JAKARTA – Teka-teki eksistensi bahan bakar minyak (BBM) jenis premium dan pertalite nampaknya tinggal menunggu hari. Pasalnya, pemerintah dikabarkan bakal segera menghapus dua BBM bersubsidi tersebut dari daftar layanan SPBU Pertamina. Artinya, tidak ada lagi BBM murah dengan andil sokongan uang negara.
Mengutip peta jalan (roadmap) pengembangan energi yang disusun pemerintah, diketahui bahwa bbm jenis premium dan pertalite tidak masuk dalam skema ini. Penyelenggara negara beralasan bahwa penciptaan dan penggunaan energi harus sesuai dengan prinsip-prinsip ramah lingkungan.
Ini berarti batasan bahan bakar kendaraan bermotor yang diperbolehkan di Indonesia hanya berkategori RON 92 alias pertamax. Sedangkan premium dan pertalite masing-masing memiliki RON 88 dan 90.
Sinyal ‘penutupan keran’ dua BBM bersubsidi telah lebih dulu diutarakan oleh Menteri Energi dan Sumber Daya Mineral (ESDM) Arifin Tasrif tengah tahun ini. Menurut dia, distribusi premium mulai dikurangi demi meminimalisir emisi gas buang kendaraan bermotor pada lapisan ozon.
“Penjualan premium pelan-pelan dikurangi demi meminimalkan dampak gas rumah kaca,” katanya beberapa waktu lalu.
Pertanyaannya adalah kapan BBM premium dan pertalite dihapuskan?

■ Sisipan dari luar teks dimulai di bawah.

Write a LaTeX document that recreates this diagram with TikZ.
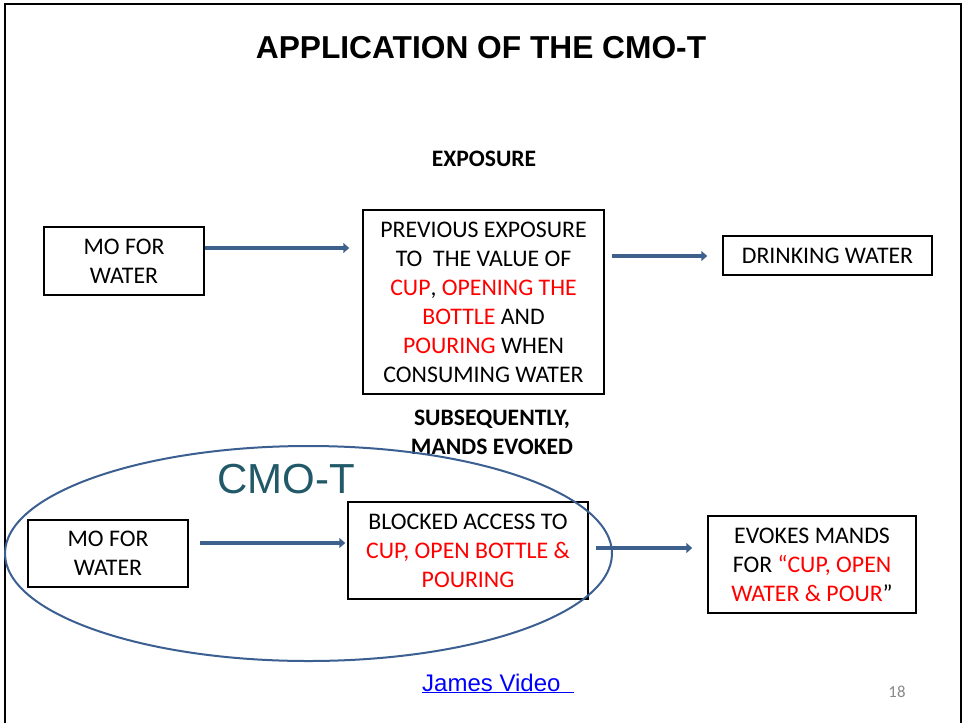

Jawabannya ada di tangan Presiden Joko Widodo (Jokowi). Sebab, keputusan strategis negara seperti penggunaan bahan bakar minyak setidaknya memerlukan payung hukum Peraturan Presiden (Perpres). Berdasarkan informasi yang dihimpun redaksi, draft penghapusan ‘bbm wong cilik’ sudah sampai di meja kepala negara untuk untuk menunggu respon: diterima atau ditolak.
BACA JUGA:
Jika ditolak, maka keputusan yang dibuat cukup populer karena langsung bersinggungan dengan kepentingan rakyat kebanyakan. Akan tetapi, keputusan menolak berarti sama saja pemerintah menerapkan standar ganda dalam pendekatan penggunaan energi, karena di sisi lain RI cukup intens dalam menyuarakan isu perubahan iklim.

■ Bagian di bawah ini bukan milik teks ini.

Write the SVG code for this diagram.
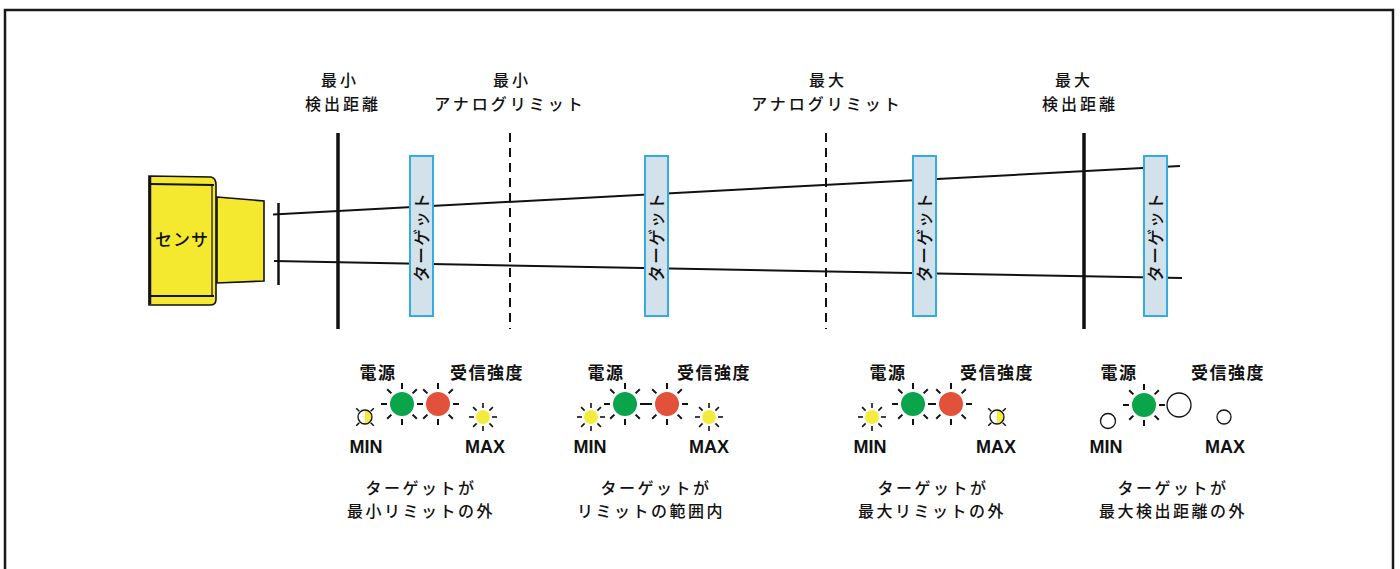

Satu hal lagi yang perlu diingat adalah keberlanjutan penggunaan premium dan pertalite berarti harus meneruskan program subsidi energi yang tentu saja menguras pundi-pundi negara.

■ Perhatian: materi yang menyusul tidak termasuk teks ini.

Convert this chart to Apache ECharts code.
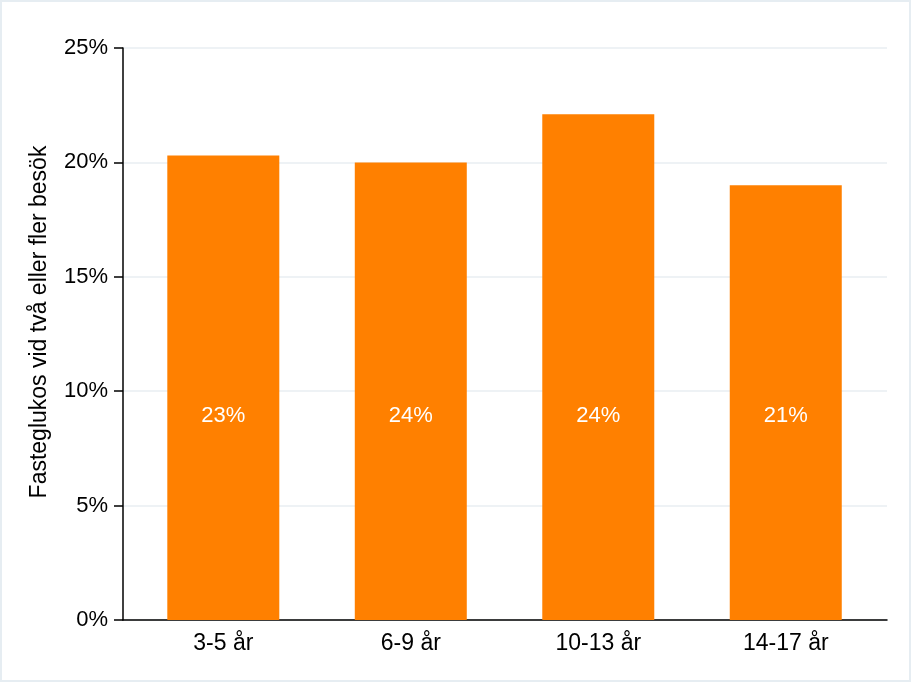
<!DOCTYPE html>
<html>
<head>
<meta charset="utf-8">
<script src="https://cdn.jsdelivr.net/npm/echarts@6/dist/echarts.min.js"></script>
<style>html,body{margin:0;padding:0;background:#fff}#c{width:911px;height:682px}</style>
</head>
<body>
<div id="c"></div>
<script>
var categories = ['3-5 år', '6-9 år', '10-13 år', '14-17 år'];
var barValues = [20.3, 20.0, 22.1, 19.0];
var barLabels = ['23%', '24%', '24%', '21%'];
var yTicks = [0, 5, 10, 15, 20, 25];
var yName = 'Fasteglukos vid två eller fler besök';

var font = '"Liberation Sans", Arial, sans-serif';
var chart = echarts.init(document.getElementById('c'), null, {renderer: 'canvas'});
chart.setOption({
  animation: false,
  backgroundColor: '#ffffff',
  graphic: [{
    type: 'rect', silent: true,
    shape: {x: 1, y: 1, width: 909, height: 680},
    style: {fill: 'none', stroke: '#e6edf2', lineWidth: 2}
  }],
  grid: {left: 123, right: 24, top: 48, bottom: 62, containLabel: false},
  xAxis: {
    type: 'value',
    min: -0.535, max: 3.54,
    axisLine: {show: true, onZero: false, lineStyle: {color: '#000', width: 1.5}},
    axisTick: {show: false},
    splitLine: {show: false},
    axisLabel: {
      customValues: categories.map(function (c, i) { return i; }),
      formatter: function (v) { return categories[Math.round(v)]; },
      color: '#000', fontSize: 23, fontFamily: font, margin: 12
    }
  },
  yAxis: {
    type: 'value',
    min: yTicks[0], max: yTicks[yTicks.length - 1], interval: 5,
    name: yName,
    nameLocation: 'middle',
    nameGap: 72,
    nameRotate: 90,
    nameTextStyle: {color: '#000', fontSize: 23, fontFamily: font, padding: [0, 0, 0, 24]},
    axisLine: {show: true, onZero: false, lineStyle: {color: '#000', width: 1.5}},
    axisTick: {show: true, length: 9, lineStyle: {color: '#000', width: 1.5}},
    axisLabel: {formatter: '{value}%', color: '#000', fontSize: 22, fontFamily: font, margin: 15},
    splitLine: {show: true, lineStyle: {color: '#e8eef2', width: 1.5}}
  },
  series: [{
    type: 'bar',
    barWidth: 112,
    data: barValues.map(function (v, i) { return [i, v]; }),
    itemStyle: {color: '#ff8000'},
    label: {
      show: true,
      position: 'insideBottom',
      distance: 193,
      formatter: function (p) { return barLabels[p.dataIndex]; },
      color: '#fff', fontSize: 22, fontFamily: font
    }
  }]
});
</script>
</body>
</html>
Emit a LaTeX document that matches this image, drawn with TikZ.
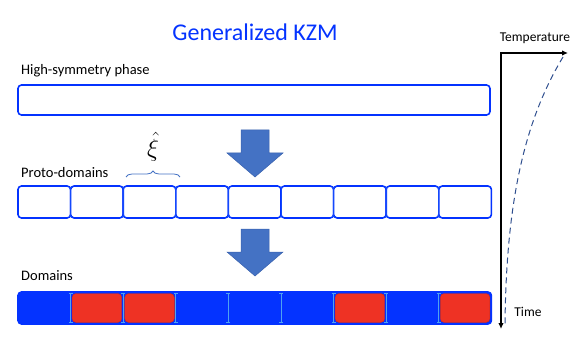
\documentclass[tikz,border=0pt]{standalone}
\usepackage{fontspec}
\setmainfont{Carlito}
\usepackage{amsmath}
\usetikzlibrary{arrows.meta,positioning,calc,decorations.pathreplacing}
\definecolor{KzmBlue}{HTML}{0433FF}
\definecolor{KzmRed}{HTML}{EE3224}
\definecolor{KzmArrow}{HTML}{4472C4}
\definecolor{KzmArrowEdge}{HTML}{3A62AE}
\definecolor{KzmWall}{HTML}{4FA3F0}
\definecolor{KzmCurve}{HTML}{2F4F8F}

\begin{document}
\begin{tikzpicture}[x=1pt, y=-1pt,
  lbl/.style={anchor=west, inner sep=0pt, font=\fontsize{14.5}{17}\selectfont},
  cellbox/.style={draw=KzmBlue, line width=1.6pt, rounded corners=3.5pt, fill=white},
  wall/.style={KzmWall, line width=0.9pt, {Bar[width=4pt]}-{Bar[width=4pt]}},
  fatarrow/.style={fill=KzmArrow, draw=KzmArrowEdge, line width=0.5pt}]
\useasboundingbox (0,0) rectangle (581,342);

% Title
\node[font=\fontsize{24}{28}\selectfont, text=KzmBlue] (title) at (255,32) {Generalized KZM};

% High-symmetry phase
\node[lbl] (hslabel) at (21,71) {High-symmetry phase};
\draw[cellbox] (18,85) rectangle (490,115);

% Block arrows between the rows
\foreach \ya in {130,229}
  \filldraw[fatarrow] (241,\ya) -- (269,\ya) -- (269,\ya+23) -- (283,\ya+23)
    -- (255,\ya+47) -- (227,\ya+23) -- (241,\ya+23) -- cycle;

% Proto-domains
\node[lbl] (protolabel) at (21,173) {Proto-domains};
\foreach \i in {0,...,8}
  \draw[cellbox] ({18+52.6*\i},186) rectangle ({18+52.6*(\i+1)},218);
\foreach \k in {1,...,8}
  \draw[wall, KzmBlue!80!KzmWall] ({18+52.6*\k},187) -- ({18+52.6*\k},217);

% Correlation length
\draw[KzmArrow, line width=0.8pt, decorate, decoration={brace, amplitude=6pt}]
  (126,177) -- (180,177);
\node[font=\fontsize{27}{30}\selectfont] (xi) at (153,147) {$\hat{\xi}$};

% Domains
\node[lbl] (domlabel) at (21,276) {Domains};
\fill[KzmBlue, rounded corners=3.5pt] (18,292) rectangle (491.4,324);
\foreach \i in {1,2,6,8}
  \filldraw[KzmRed, draw=KzmRed!85!black, line width=0.4pt, rounded corners=4pt]
    ({18+52.6*\i+1.5},293.5) rectangle ({18+52.6*(\i+1)-1.5},322.5);
\draw[cellbox, fill=none] (18,292) rectangle (491.4,324);
\foreach \k in {1,...,8}
  \draw[wall] ({18+52.6*\k},293) -- ({18+52.6*\k},323);

% Temperature vs time
\coordinate (corner) at (501,53);
\coordinate (tempEnd) at (568,53);
\coordinate (timeEnd) at (501,329);
\draw[line width=1.3pt, {Latex[length=6pt,width=5.5pt]}-{Latex[length=6pt,width=5.5pt]}]
  (tempEnd) -- (corner) -- (timeEnd);
\node[font=\fontsize{13.5}{16}\selectfont] (templabel) at (535,38) {Temperature};
\node[font=\fontsize{13.5}{16}\selectfont] (timelabel) at (528,312) {Time};
\draw[KzmCurve, line width=1pt, dash pattern=on 6pt off 4pt]
  (563,57) .. controls (525,120) and (506,200) .. (505,326);
\end{tikzpicture}
\end{document}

Pilihan kedua adalah menghapus BBM beroktan rendah. Opsi ini tergolong kurang populer bagi masyarakat. Meski demikian, pilihan menggunakan energi ramah lingkungan mau tidak mau harus dimulai sedini mungkin.
Selain sebagai bentuk komitmen atas apa yang telah didengungkan selama ini (soal climate change), konsistensi dalam kegiatan ekonomi berprinsip hijau memperbesar peluang pendanaan maupun pembiayaan internasional.
Jadi, akankah Jokowi tetap berada dalam gerbong ‘wong cilik’ atau malah menjadi Presiden pertama RI yang berani menghapus bbm premium bersubsidi? Jawabannya ada di 2022.